I know this is an oft asked question. But it is also a fact that IDE keeps evolving and updating left, right and center everytime. So presently which is the best IDE?
If you search this forum, the answer happens to be ecllipse, but has anybody checked the new netbeans version. I have'nt used it, but the from the reports I had, it looks as if it is faster than its predecessors. It also has activeX like toolkit, which we can use in awt and swing, where we can create component and write action performed directly. It also facilitates the use of web components. Struts framework is also easy to use in this new version. It should be noted that netbeans also comes bundled with j2sdk, so it indirectly endorsed by the sun people. Plus it is a freeware.
I personally do not use any IDE, but do all my work in the notepad. I would like to use an IDE so as to efficently and quickly do my work. Can estemed people on the site tell me which one i should use, and also state why I should use a particular one? Which one is best suited for a particular technology eg web application, core java, swings etc, In short can somebody list the pros and cons of the IDE which are most used in the production as well as practice environment.
You can try both and decide which you like, but it takes a long time to get to know a complex ide. I've used both eclipse and nb (on OS X) and currently use nb. Eclipse is great, but somehow I prefer nb's look and feel. nb pros: based on ant - standard and transparent build system. The same build can be run from the command line (automated, etc). uses standard javac - eclispe uses a custom compiler. comes with a great xml editor - i don't like eclipse's ant editor or the free xml buddy, and i don't want to purcase myeclipse. much simpler to get to know. very fast dev cycles right now. better in some areas - profiler, gui builder.
I personally never get tired of the "Best IDE" forum topic because, much like the "best text editor" thread that occurs so often on the web, I always learn something new about the current state of the IDE world.

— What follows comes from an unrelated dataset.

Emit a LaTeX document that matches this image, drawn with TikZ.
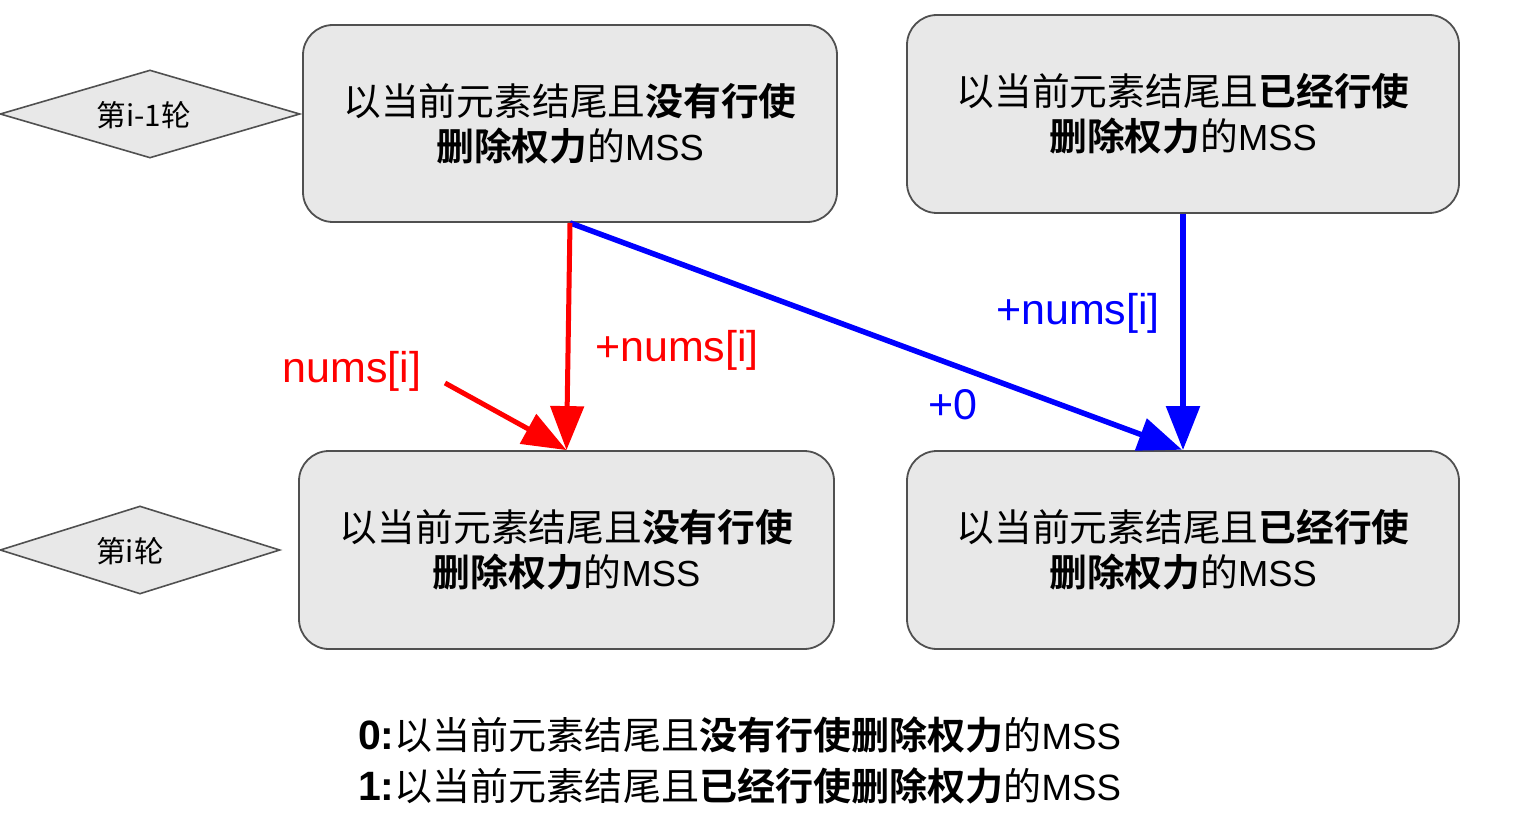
\documentclass[tikz,border=0pt]{standalone}
\usepackage{fontspec}
\setmainfont{Liberation Sans}
\newfontfamily\cjk{Noto Sans CJK SC}[Scale=1.04, BoldFont={Noto Sans CJK SC Bold}]
\usetikzlibrary{arrows.meta,shapes.geometric}
\definecolor{boxfill}{HTML}{E8E8E8}
\definecolor{boxline}{HTML}{505050}
\newcommand\boxtxt[1]{{\cjk 以当前元素结尾且{\bfseries #1}}\\{\cjk\bfseries 删除权力}{\cjk 的}MSS}
\tikzset{
  statebox/.style={draw=boxline, fill=boxfill, line width=1.8pt, rounded corners=30pt,
    align=center, font=\fontsize{36.3}{45}\selectfont, inner sep=0pt},
  roundmark/.style={draw=boxline, fill=boxfill, line width=1.6pt, diamond, inner sep=0pt,
    minimum width=300pt, minimum height=88pt, aspect=3.4},
  roundtxt/.style={font=\fontsize{28.5}{32}\selectfont\cjk},
  redarrow/.style={draw=red, line width=5pt, -{Triangle[width=33pt,length=44pt]}},
  bluearrow/.style={draw=blue, line width=5.5pt, -{Triangle[width=33pt,length=44pt]}},
  edgelbl/.style={font=\fontsize{43}{50}\selectfont, inner sep=0pt},
  legend/.style={anchor=west, font=\fontsize{36.6}{45}\selectfont, inner sep=0pt},
}
\begin{document}
\begin{tikzpicture}[x=1pt,y=-1pt]
\useasboundingbox (0,0) rectangle (1532,824);
% diamonds
\node[roundmark] (d1) at (150,114) {};
\node[roundtxt] (t1) at (144,115) {第i-1轮};
\node[roundmark, minimum width=280pt] (d2) at (140,550) {};
\node[roundtxt] (t2) at (130,551) {第i轮};
% boxes
\node[statebox, minimum width=534pt, minimum height=197pt] (tl) at (570,123.5) {\boxtxt{没有行使}};
\node[statebox, minimum width=552pt, minimum height=198pt] (tr) at (1183,114) {\boxtxt{已经行使}};
\node[statebox, minimum width=535pt, minimum height=198pt] (bl) at (566.5,550) {\boxtxt{没有行使}};
\node[statebox, minimum width=552pt, minimum height=198pt] (br) at (1183,550) {\boxtxt{已经行使}};
% arrows
\coordinate (rs) at (445,383);
\draw[bluearrow, shorten >=1pt] (tl.south) -- (br.north);
\draw[redarrow] (tl.south) -- (bl.north);
\draw[redarrow] (rs) -- (bl.north);
\draw[bluearrow] (tr.south) -- (br.north);
% labels
\node[edgelbl, text=red] (l1) at (352,371) {nums[i]};
\node[edgelbl, text=red] (l2) at (677,350) {+nums[i]};
\node[edgelbl, text=blue] (l3) at (1078,313) {+nums[i]};
\node[edgelbl, text=blue] (l4) at (953,405) {+0};
% legend
\node[legend] (g0) at (358,735) {{\fontsize{41}{45}\selectfont\bfseries 0:}{\cjk 以当前元素结尾且{\bfseries 没有行使删除权力}的}MSS};
\node[legend] (g1) at (358,786) {{\fontsize{41}{45}\selectfont\bfseries 1:}{\cjk 以当前元素结尾且{\bfseries 已经行使删除权力}的}MSS};
\end{tikzpicture}
\end{document}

I'm a long-time Eclipse user, but I've recently become an IntelliJ IDEA convert. Its specialty is developer productivity, so pretty much every feature in it is aimed toward making things easier and faster. Of course, the major disadvantage to IDEA is the price- $499. But if you can get your employer to pony up the $$$, it's very much worth it.
Also the new Sun Java Studio Creator 2 is out, and is full of features, but accordingly, is kinda slow and bloated. Looks to be very handy for people doing enterprise apps.